In the bay
A photograph triggered by a song (see today’s music choice).
Quote of the Day
” A pearl diver who possessed a gift for diving into the wreckage of bourgeois civilization and emerging into the sunlight with the rarest of treasures.”
- Hannah Arendt on Walter Benjamin
Musical alternative to the morning’s radio news
Otis Redding | The Dock of the Bay
Long Read of the Day
90’s tech culture was a jumbled mess
Dave Karpf has been combing through the first five years of WIRED magazine’s product reviews and pondering what he’s found. This is interesting for people like me who were reading Wired (and BYTE, of blessed memory) in the days when all things digital were deemed exotic. The section of the magazine that has captured Karpf’s retrospective imagination was called “Fetish: technolust” (and no, I am not making that up).
The section was weird then. Now it looks bonkers.
Here’s what Karpf discovered, first off, in the November 1994 issue of Wired’s technolust closet:
That’s four product reviews. Each gets a short paragraph. In the upper-left corner, they review an ergonomic keyboard. $99. Sure. In the upper-right corner, there’s a review of the latest clock radio. $179.95. Uh-huh. Lower-right, a high-end boombox. $999.95. Note from the future: That tapedeck is going to age poorly.
And then in the lower-left corner, they blurb the 43-foot Scarab Superboat, “the world’s fastest offshore V-hulled vessel.” $500,000.
Karpf makes three observations at this point:
(1) What early WIRED was engaged in here was aspirational marketing. The editorial team had an idea of the ideal “netizen,” an image they wanted to project. The product reviews were a winking attempt to will that consumer base into being.

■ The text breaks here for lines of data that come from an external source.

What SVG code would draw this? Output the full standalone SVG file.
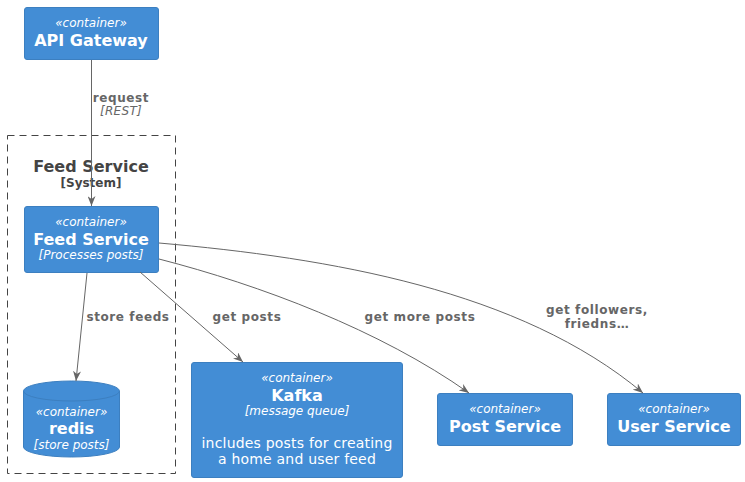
<svg xmlns="http://www.w3.org/2000/svg" width="745" height="482" viewBox="0 0 745 482">
<defs>
<style>
.box{fill:#438DD5;stroke:#3C7FC0;stroke-width:1}
.t{font-family:"DejaVu Sans","Noto Sans",sans-serif;fill:#FFFFFF;text-anchor:middle}
.st{font-size:12px;font-style:italic}
.ti{font-size:16px;font-weight:bold}
.te{font-size:12px;font-style:italic}
.de{font-size:14px;letter-spacing:0.2px}
.lbl{font-family:"DejaVu Sans","Noto Sans",sans-serif;fill:#666666;font-size:12px;font-weight:bold;text-anchor:middle;letter-spacing:0.6px}
.lbli{font-family:"DejaVu Sans","Noto Sans",sans-serif;fill:#666666;font-size:12px;font-style:italic;text-anchor:middle;letter-spacing:0.3px}
.edge{fill:none;stroke:#666666;stroke-width:1;marker-end:url(#arr)}
.bt{font-family:"DejaVu Sans","Noto Sans",sans-serif;fill:#444444;font-weight:bold;text-anchor:middle}
</style>
<marker id="arr" viewBox="0 0 10 8" refX="10" refY="4" markerWidth="10" markerHeight="8" markerUnits="userSpaceOnUse" orient="auto">
<path d="M0,0 L10,4 L0,8 L3,4 Z" fill="#666666"/>
</marker>
</defs>

<g id="boundary-feed">
<rect x="7.5" y="135.5" width="168" height="338" fill="none" stroke="#444444" stroke-width="1" stroke-dasharray="7,5"/>
<text class="bt" x="91" y="172" font-size="16">Feed Service</text>
<text class="bt" x="91" y="187" font-size="12">[System]</text>
</g>

<g id="api-gateway">
<rect class="box" x="24.5" y="7.5" width="134" height="52" rx="2.5"/>
<text class="t st" x="91" y="27">«container»</text>
<text class="t ti" x="91" y="46">API Gateway</text>
</g>

<g id="feed-service">
<rect class="box" x="24.5" y="206.5" width="134" height="66" rx="2.5"/>
<text class="t st" x="91" y="226">«container»</text>
<text class="t ti" x="91" y="245">Feed Service</text>
<text class="t te" x="91" y="259">[Processes posts]</text>
</g>

<g id="redis">
<path class="box" d="M23.5,391 a48,10 0 0 1 96,0 v56 a48,10 0 0 1 -96,0 z"/>
<path d="M23.5,391 a48,10 0 0 0 96,0" fill="none" stroke="#3C7FC0" stroke-width="1"/>
<text class="t st" x="71.5" y="416">«container»</text>
<text class="t ti" x="71.5" y="434">redis</text>
<text class="t te" x="71.5" y="449">[store posts]</text>
</g>

<g id="kafka">
<rect class="box" x="191.5" y="362.5" width="211" height="115" rx="2.5"/>
<text class="t st" x="297" y="382">«container»</text>
<text class="t ti" x="297" y="401">Kafka</text>
<text class="t te" x="297" y="415">[message queue]</text>
<text class="t de" x="297" y="448">includes posts for creating</text>
<text class="t de" x="297" y="464">a home and user feed</text>
</g>

<g id="post-service">
<rect class="box" x="437.5" y="393.5" width="135" height="52" rx="2.5"/>
<text class="t st" x="505" y="413">«container»</text>
<text class="t ti" x="505" y="432">Post Service</text>
</g>

<g id="user-service">
<rect class="box" x="607.5" y="393.5" width="133" height="52" rx="2.5"/>
<text class="t st" x="674" y="413">«container»</text>
<text class="t ti" x="674" y="432">User Service</text>
</g>

<g id="connectors">
<path class="edge" d="M91.5,60 L91.5,206"/>
<text class="lbl" x="121" y="102">request</text>
<text class="lbli" x="121" y="115">[REST]</text>

<path class="edge" d="M87,273 L76,381"/>
<text class="lbl" x="128" y="321">store feeds</text>

<path class="edge" d="M140,272 L243,362"/>
<text class="lbl" x="247" y="321">get posts</text>

<path class="edge" d="M159,259 C260,285 380,330 469,393"/>
<text class="lbl" x="420" y="321">get more posts</text>

<path class="edge" d="M159,243 C330,258 520,290 643,393"/>
<text class="lbl" x="597" y="314">get followers,</text>
<text class="lbl" x="597" y="328">friedns…</text>
</g>
</svg>
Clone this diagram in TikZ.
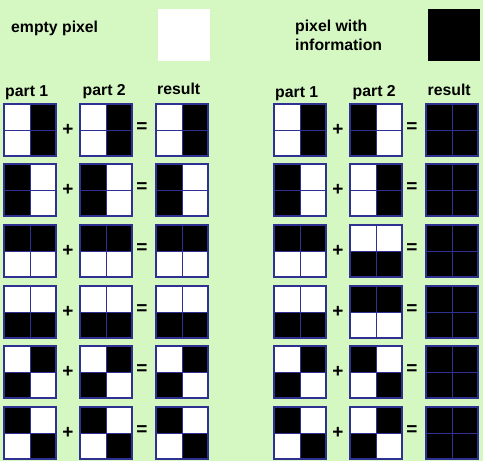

Second, this is the result of the strange mashup of 70s counterculture and 80s yuppie culture that Fred Turner highlights in his classic book, From Counterculture to Cyberculture. These reviews have a lineage that dates back to the Whole Earth Catalog, but aimed at Gordon Gekko-types.
Third, many of the product reviews left me thinking about just how strongly people must have felt the effects of Moore’s Law at the mass consumer level, back then.
Wired was really weird in those days. But eventually it grew up.
Karpf is a good guide to those crazy days.
But, but… The spirit of tech fetishism lives on in one unlikely location: the gratuitously annoying ‘How to Spend It’ colour supplement of the Weekend Edition of the Financial Times, which has a resident nerd with an eye for analog record turntables costing more than the GDP of Ecuador and similarly desirable objects.
Chart of the Day
China heading to be the world’s biggest car exporter soon
From the Economist.
Books, etc.
Just caught up on this novella by Claire Keegan. It’s a pitch-perfect capture of some aspects of life in mid-1980s Ireland. You can read it in a sitting, and you may find yourself doing just that. It’s spare, elegant and moving. And it reminded me of something Steve Jobs once said — that you know something is perfect when nothing more can be pared away from it.
My commonplace booklet
What government is for
A post from Andrew Curry’s terrific Substack blog (which I can’t recommend highly enough). He’s been reading Michael Lewis’s 2018 book, The Fifth Risk: Undoing government, which is a riveting account of how Trump and his crowd tried to undermine and in some ways break essential parts of the Federal government. Partly this was motivated by corruption or malice, but to an astonishing degree it revealed how little the Trump crowd knew about what government is for — what it actually does.